Amazon is an interactive fiction graphic adventure game. The game was published by Telarium in 1984 and written by Michael Crichton.

==Development==
Best-selling novelist and director Michael Crichton was a computer hobbyist who taught himself the programming language BASIC. In the early 1980s he, programmer Stephen Warady, and artist David Durand began developing an Apple II graphic adventure game based on Crichton's novel Congo; he sometimes programmed game sequences which Warady converted into much faster assembly language. They worked on the project for 18 months and, before Crichton found a publisher, Spinnaker Software approached him about adapting his novels for its Telarium division's new "bookware" games. The author revealed the game, amazing Spinnaker, and signed a contract in late 1983.
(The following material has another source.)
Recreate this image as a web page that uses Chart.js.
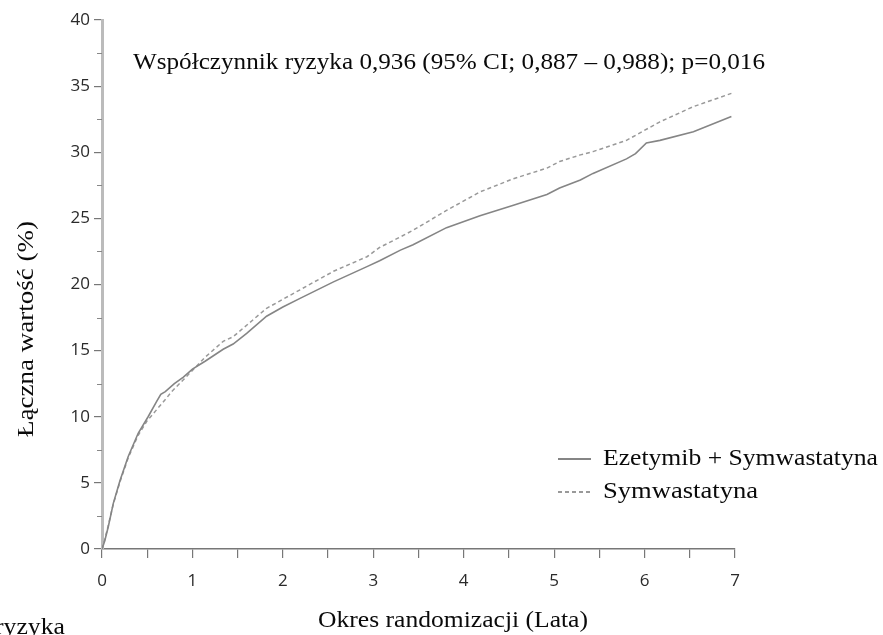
<!DOCTYPE html>
<html>
<head>
<meta charset="utf-8">
<script src="https://cdn.jsdelivr.net/npm/chart.js@4.4.1/dist/chart.umd.min.js"></script>
<style>
  html, body { margin: 0; padding: 0; background: #fff; }
  #wrap { width: 883px; height: 635px; position: relative; }
</style>
</head>
<body>
<div id="wrap"><canvas id="chart"></canvas></div>
<script>
'use strict';

// ── データ ────────────────────────────────────────────────
const ezYears = [0, 0.03, 0.07, 0.125, 0.2, 0.29, 0.4, 0.51, 0.6, 0.65, 0.7, 0.8, 0.9, 1.0, 1.14, 1.34, 1.45, 1.6, 1.82, 2.0, 2.19, 2.56, 2.93, 3.07, 3.3, 3.44, 3.81, 4.18, 4.55, 4.92, 5.06, 5.29, 5.43, 5.8, 5.9, 6.02, 6.17, 6.54, 6.96];
const ezValues = [0, 0.6, 1.7, 3.45, 5.2, 7.0, 8.75, 10.0, 11.1, 11.7, 11.9, 12.5, 13.0, 13.6, 14.2, 15.1, 15.5, 16.3, 17.6, 18.3, 18.95, 20.2, 21.35, 21.8, 22.6, 23.0, 24.3, 25.2, 26.0, 26.8, 27.3, 27.9, 28.4, 29.5, 29.9, 30.7, 30.9, 31.55, 32.7];

const symYears = [0, 0.03, 0.07, 0.125, 0.2, 0.29, 0.4, 0.5, 0.6, 0.7, 0.77, 0.9, 1.0, 1.14, 1.34, 1.45, 1.82, 2.19, 2.56, 2.93, 3.07, 3.3, 3.44, 3.81, 4.18, 4.55, 4.92, 5.06, 5.29, 5.43, 5.8, 6.17, 6.54, 6.96];
const symValues = [0, 0.7, 1.8, 3.4, 5.1, 6.9, 8.6, 9.7, 10.5, 11.3, 11.9, 12.8, 13.5, 14.5, 15.7, 16.05, 18.2, 19.6, 21.0, 22.1, 22.8, 23.6, 24.1, 25.6, 27.0, 28.0, 28.8, 29.3, 29.8, 30.05, 30.9, 32.3, 33.45, 34.45];

const seriesLabels = ['Ezetymib + Symwastatyna', 'Symwastatyna'];
const xTickLabels = [0, 1, 2, 3, 4, 5, 6, 7];
const yTickLabels = [0, 5, 10, 15, 20, 25, 30, 35, 40];
const yMinorTicks = [2.5, 7.5, 12.5, 17.5, 22.5, 27.5, 32.5, 37.5];

const headerText = 'Współczynnik ryzyka 0,936 (95% CI; 0,887 – 0,988); p=0,016';
const xTitle = 'Okres randomizacji (Lata)';
const yTitle = 'Łączna wartość (%)';
const cutText = 'ryzyka';

const SERIF = '"Liberation Serif", "Times New Roman", serif';
const SANS = '"Open Sans", "DejaVu Sans", sans-serif';

const toPoints = (xs, ys) => xs.map((x, i) => ({ x, y: ys[i] }));

// 横幅に合わせて文字を描く（スキャン画像の書体幅に寄せる）
function fitText(ctx, text, x, y, size, width) {
  ctx.font = size + 'px ' + SERIF;
  const w = ctx.measureText(text).width;
  ctx.save();
  ctx.translate(x, y);
  ctx.scale(width / w, 1);
  ctx.textAlign = 'left';
  ctx.fillText(text, 0, 0);
  ctx.restore();
}

// ── 注記・凡例・副目盛 ────────────────────────────────────
const decor = {
  id: 'decor',
  afterDraw(chart) {
    const { ctx, chartArea: a, scales } = chart;
    const ys = scales.y;
    ctx.save();

    // 副目盛 (y)
    ctx.strokeStyle = '#888';
    ctx.lineWidth = 1;
    yMinorTicks.forEach(v => {
      const p = Math.round(ys.getPixelForValue(v)) + 0.5;
      ctx.beginPath();
      ctx.moveTo(a.left - 5, p);
      ctx.lineTo(a.left, p);
      ctx.stroke();
    });

    ctx.fillStyle = '#0a0a0a';
    ctx.textBaseline = 'middle';

    // 見出し
    fitText(ctx, headerText, 133, 63, 24, 632);

    // 軸タイトル
    fitText(ctx, xTitle, 318, 621, 24, 270);
    ctx.save();
    ctx.translate(27, 437);
    ctx.rotate(-Math.PI / 2);
    fitText(ctx, yTitle, 0, 0, 24, 216);
    ctx.restore();

    // 左下の切れた文字
    fitText(ctx, cutText, -5, 628, 24, 70);

    // 凡例
    const rows = [459, 492];
    const widths = [275, 155];
    chart.data.datasets.forEach((ds, i) => {
      const y = rows[i];
      ctx.strokeStyle = ds.borderColor;
      ctx.lineWidth = 1.8;
      ctx.setLineDash(ds.borderDash || []);
      ctx.beginPath();
      ctx.moveTo(558, y);
      ctx.lineTo(591, y);
      ctx.stroke();
      ctx.setLineDash([]);
      ctx.fillStyle = '#0a0a0a';
      fitText(ctx, ds.label, 603, y, 24, widths[i]);
    });

    ctx.restore();
  }
};

new Chart(document.getElementById('chart').getContext('2d'), {
  type: 'line',
  data: {
    datasets: [
      {
        label: seriesLabels[0],
        data: toPoints(ezYears, ezValues),
        borderColor: '#858585',
        borderWidth: 1.6,
        pointRadius: 0,
        tension: 0,
        fill: false,
      },
      {
        label: seriesLabels[1],
        data: toPoints(symYears, symValues),
        borderColor: '#999',
        borderWidth: 1.5,
        borderDash: [4, 3],
        pointRadius: 0,
        tension: 0,
        fill: false,
      },
    ],
  },
  options: {
    responsive: true,
    maintainAspectRatio: false,
    animation: false,
    layout: { padding: { left: 0, top: 20, right: 148, bottom: 0 } },
    plugins: {
      legend: { display: false },
      tooltip: { enabled: false },
    },
    scales: {
      x: {
        type: 'linear',
        min: 0,
        max: 7,
        afterFit: s => { s.height = 86; },
        border: { color: '#777', width: 1.5 },
        grid: { drawOnChartArea: false, tickLength: 9, color: '#777', lineWidth: 1.2 },
        ticks: {
          stepSize: 0.5,
          padding: 13,
          color: '#2a2a2a',
          font: { family: SANS, size: 17 },
          maxRotation: 0,
          autoSkip: false,
          callback: v => xTickLabels.includes(v) ? String(v) : '',
        },
      },
      y: {
        min: 0,
        max: 40,
        afterFit: s => { s.width = 102; },
        border: { color: '#bbb', width: 3 },
        grid: { drawOnChartArea: false, tickLength: 8, color: '#777', lineWidth: 1.2 },
        ticks: {
          stepSize: 5,
          padding: 4,
          color: '#2a2a2a',
          font: { family: SANS, size: 17 },
          callback: v => yTickLabels.includes(v) ? String(v) : '',
        },
      },
    },
  },
  plugins: [decor],
});
</script>
</body>
</html>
Crichton did not realize, however, that he had already sold all adaptation rights to Congo to another party. The team revised the game (renamed Amazon), moving the setting from Africa to South America and changing a diamond mine to an emerald mine; the novel's Amy the talking gorilla became Paco the talking parrot. Because the game was mostly complete, Telarium was able to port it to the Commodore 64 before Amazons release. Crichton later said that he was disappointed with the game due to technological limitations at the time of its development.

== Reception ==
Amazon was the best-selling Telarium title with as many as 100,000 copies sold, the majority likely for the Commodore 64. Computer Gaming World praised its rarely used animated graphics and Crichton's cooperation with its designers, stating that "the cohesive manner in which the game's storyline unfolds reflects Crichton's skill as a writer". James Delson of Family Computing reviewed the Apple II version and wrote that the game "has limited graphics, but what's there is choice." Delson also noted the game's difficulty and wrote, "Patience is more than a virtue in this game, it's a necessity." German reviewers recognized the suspenseful, atmospheric and elaborated prose. Storyline, graphics and text parser got the score "sehr gut" (very good).